Set down each line of the data below exactly as it stands, dropping the pictures.

# start of Data excerpt

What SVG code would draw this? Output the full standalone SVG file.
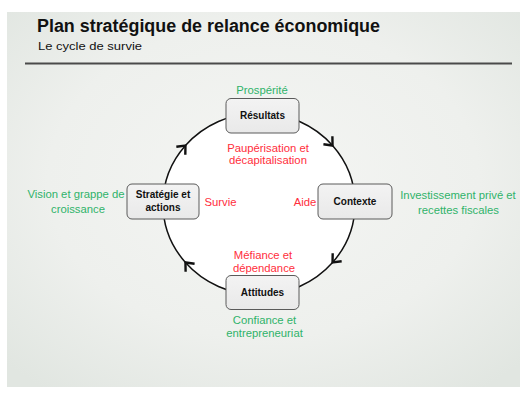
<svg xmlns="http://www.w3.org/2000/svg" width="520" height="394" viewBox="0 0 520 394">
  <defs>
    <radialGradient id="slideBg" cx="0.5" cy="0.45" r="0.7">
      <stop offset="0" stop-color="#f4f5f3"/>
      <stop offset="0.6" stop-color="#eef0ed"/>
      <stop offset="1" stop-color="#e1e6e1"/>
    </radialGradient>
    <linearGradient id="boxFill" x1="0" y1="0" x2="0" y2="1">
      <stop offset="0" stop-color="#f3f3f3"/>
      <stop offset="1" stop-color="#e9e9e9"/>
    </linearGradient>
    <marker id="chev" markerUnits="userSpaceOnUse" markerWidth="16" markerHeight="16" refX="10" refY="8" orient="auto" overflow="visible">
      <path d="M3,2 L10,8 L3,14" fill="none" stroke="#111" stroke-width="2.4" stroke-linejoin="miter"/>
    </marker>
  </defs>
  <style>
    .lbl { font-family: "Liberation Sans", Arial, sans-serif; font-size: 11.3px; text-anchor: middle; }
    .green { fill: #2fb36a; }
    .red { fill: #ff2e3c; }
    .box { fill: url(#boxFill); stroke: #5a5a5a; stroke-width: 1; }
    .boxtxt { font-family: "Liberation Sans", Arial, sans-serif; font-size: 10px; font-weight: bold; fill: #111; text-anchor: middle; }
    .arc { fill: none; stroke: #111; stroke-width: 1.5; }
  </style>

  <!-- slide background -->
  <rect x="0" y="0" width="520" height="394" fill="#ffffff"/>
  <rect x="7" y="12" width="513" height="375" fill="url(#slideBg)"/>

  <!-- heading -->
  <g id="heading">
    <text x="37" y="32" font-family="Liberation Sans, Arial, sans-serif" font-size="17.5" font-weight="bold" fill="#111" textLength="343" lengthAdjust="spacingAndGlyphs">Plan stratégique de relance économique</text>
    <text x="38" y="50" font-family="Liberation Sans, Arial, sans-serif" font-size="11.5" fill="#111" textLength="104" lengthAdjust="spacingAndGlyphs">Le cycle de survie</text>
    <line x1="25" y1="63.5" x2="512" y2="63.5" stroke="#4a4a4a" stroke-width="2"/>
  </g>

  <!-- cycle interior -->
  <ellipse cx="259" cy="204" rx="96" ry="91" fill="#ffffff"/>

  <!-- connectors: clockwise arcs with mid-arc chevrons -->
  <g id="connectors">
    <path class="arc" marker-mid="url(#chev)" d="M163,204 A96,91 0 0 1 185.46,145.51 A96,91 0 0 1 259,113"/>
    <path class="arc" marker-mid="url(#chev)" d="M259,113 A96,91 0 0 1 332.54,145.51 A96,91 0 0 1 355,204"/>
    <path class="arc" marker-mid="url(#chev)" d="M355,204 A96,91 0 0 1 332.54,262.49 A96,91 0 0 1 259,295"/>
    <path class="arc" marker-mid="url(#chev)" d="M259,295 A96,91 0 0 1 185.46,262.49 A96,91 0 0 1 163,204"/>
  </g>

  <!-- nodes -->
  <g id="resultats">
    <rect class="box" x="226" y="98.5" width="73" height="34.5" rx="5"/>
    <text class="boxtxt" x="262.5" y="119">Résultats</text>
  </g>
  <g id="contexte">
    <rect class="box" x="318" y="184" width="74" height="35" rx="5"/>
    <text class="boxtxt" x="355" y="205">Contexte</text>
  </g>
  <g id="attitudes">
    <rect class="box" x="226" y="275.5" width="73" height="34" rx="5"/>
    <text class="boxtxt" x="262.5" y="296">Attitudes</text>
  </g>
  <g id="strategie">
    <rect class="box" x="127" y="184" width="72" height="35" rx="5"/>
    <text class="boxtxt" x="163" y="198">Stratégie et</text>
    <text class="boxtxt" x="163" y="211">actions</text>
  </g>

  <!-- outer (green) and inner (red) labels -->
  <g id="labels">
    <text class="lbl green" x="262" y="94">Prospérité</text>
    <text class="lbl red" x="268" y="152">Paupérisation et</text>
    <text class="lbl red" x="268" y="164">décapitalisation</text>
    <text class="lbl red" x="220.5" y="206">Survie</text>
    <text class="lbl red" x="305" y="206">Aide</text>
    <text class="lbl green" x="76" y="198">Vision et grappe de</text>
    <text class="lbl green" x="78" y="213">croissance</text>
    <text class="lbl green" x="458" y="199">Investissement privé et</text>
    <text class="lbl green" x="458.5" y="214">recettes fiscales</text>
    <text class="lbl red" x="263" y="259">Méfiance et</text>
    <text class="lbl red" x="264" y="272">dépendance</text>
    <text class="lbl green" x="264.5" y="324">Confiance et</text>
    <text class="lbl green" x="264.5" y="337">entrepreneuriat</text>
  </g>
</svg>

# end of Data excerpt

Task response:
What SVG code would draw this? Output the full standalone SVG file.
<svg xmlns="http://www.w3.org/2000/svg" width="520" height="394" viewBox="0 0 520 394">
  <defs>
    <radialGradient id="slideBg" cx="0.5" cy="0.45" r="0.7">
      <stop offset="0" stop-color="#f4f5f3"/>
      <stop offset="0.6" stop-color="#eef0ed"/>
      <stop offset="1" stop-color="#e1e6e1"/>
    </radialGradient>
    <linearGradient id="boxFill" x1="0" y1="0" x2="0" y2="1">
      <stop offset="0" stop-color="#f3f3f3"/>
      <stop offset="1" stop-color="#e9e9e9"/>
    </linearGradient>
    <marker id="chev" markerUnits="userSpaceOnUse" markerWidth="16" markerHeight="16" refX="10" refY="8" orient="auto" overflow="visible">
      <path d="M3,2 L10,8 L3,14" fill="none" stroke="#111" stroke-width="2.4" stroke-linejoin="miter"/>
    </marker>
  </defs>
  <style>
    .lbl { font-family: "Liberation Sans", Arial, sans-serif; font-size: 11.3px; text-anchor: middle; }
    .green { fill: #2fb36a; }
    .red { fill: #ff2e3c; }
    .box { fill: url(#boxFill); stroke: #5a5a5a; stroke-width: 1; }
    .boxtxt { font-family: "Liberation Sans", Arial, sans-serif; font-size: 10px; font-weight: bold; fill: #111; text-anchor: middle; }
    .arc { fill: none; stroke: #111; stroke-width: 1.5; }
  </style>

  <!-- slide background -->
  <rect x="0" y="0" width="520" height="394" fill="#ffffff"/>
  <rect x="7" y="12" width="513" height="375" fill="url(#slideBg)"/>

  <!-- heading -->
  <g id="heading">
    <text x="37" y="32" font-family="Liberation Sans, Arial, sans-serif" font-size="17.5" font-weight="bold" fill="#111" textLength="343" lengthAdjust="spacingAndGlyphs">Plan stratégique de relance économique</text>
    <text x="38" y="50" font-family="Liberation Sans, Arial, sans-serif" font-size="11.5" fill="#111" textLength="104" lengthAdjust="spacingAndGlyphs">Le cycle de survie</text>
    <line x1="25" y1="63.5" x2="512" y2="63.5" stroke="#4a4a4a" stroke-width="2"/>
  </g>

  <!-- cycle interior -->
  <ellipse cx="259" cy="204" rx="96" ry="91" fill="#ffffff"/>

  <!-- connectors: clockwise arcs with mid-arc chevrons -->
  <g id="connectors">
    <path class="arc" marker-mid="url(#chev)" d="M163,204 A96,91 0 0 1 185.46,145.51 A96,91 0 0 1 259,113"/>
    <path class="arc" marker-mid="url(#chev)" d="M259,113 A96,91 0 0 1 332.54,145.51 A96,91 0 0 1 355,204"/>
    <path class="arc" marker-mid="url(#chev)" d="M355,204 A96,91 0 0 1 332.54,262.49 A96,91 0 0 1 259,295"/>
    <path class="arc" marker-mid="url(#chev)" d="M259,295 A96,91 0 0 1 185.46,262.49 A96,91 0 0 1 163,204"/>
  </g>

  <!-- nodes -->
  <g id="resultats">
    <rect class="box" x="226" y="98.5" width="73" height="34.5" rx="5"/>
    <text class="boxtxt" x="262.5" y="119">Résultats</text>
  </g>
  <g id="contexte">
    <rect class="box" x="318" y="184" width="74" height="35" rx="5"/>
    <text class="boxtxt" x="355" y="205">Contexte</text>
  </g>
  <g id="attitudes">
    <rect class="box" x="226" y="275.5" width="73" height="34" rx="5"/>
    <text class="boxtxt" x="262.5" y="296">Attitudes</text>
  </g>
  <g id="strategie">
    <rect class="box" x="127" y="184" width="72" height="35" rx="5"/>
    <text class="boxtxt" x="163" y="198">Stratégie et</text>
    <text class="boxtxt" x="163" y="211">actions</text>
  </g>

  <!-- outer (green) and inner (red) labels -->
  <g id="labels">
    <text class="lbl green" x="262" y="94">Prospérité</text>
    <text class="lbl red" x="268" y="152">Paupérisation et</text>
    <text class="lbl red" x="268" y="164">décapitalisation</text>
    <text class="lbl red" x="220.5" y="206">Survie</text>
    <text class="lbl red" x="305" y="206">Aide</text>
    <text class="lbl green" x="76" y="198">Vision et grappe de</text>
    <text class="lbl green" x="78" y="213">croissance</text>
    <text class="lbl green" x="458" y="199">Investissement privé et</text>
    <text class="lbl green" x="458.5" y="214">recettes fiscales</text>
    <text class="lbl red" x="263" y="259">Méfiance et</text>
    <text class="lbl red" x="264" y="272">dépendance</text>
    <text class="lbl green" x="264.5" y="324">Confiance et</text>
    <text class="lbl green" x="264.5" y="337">entrepreneuriat</text>
  </g>
</svg>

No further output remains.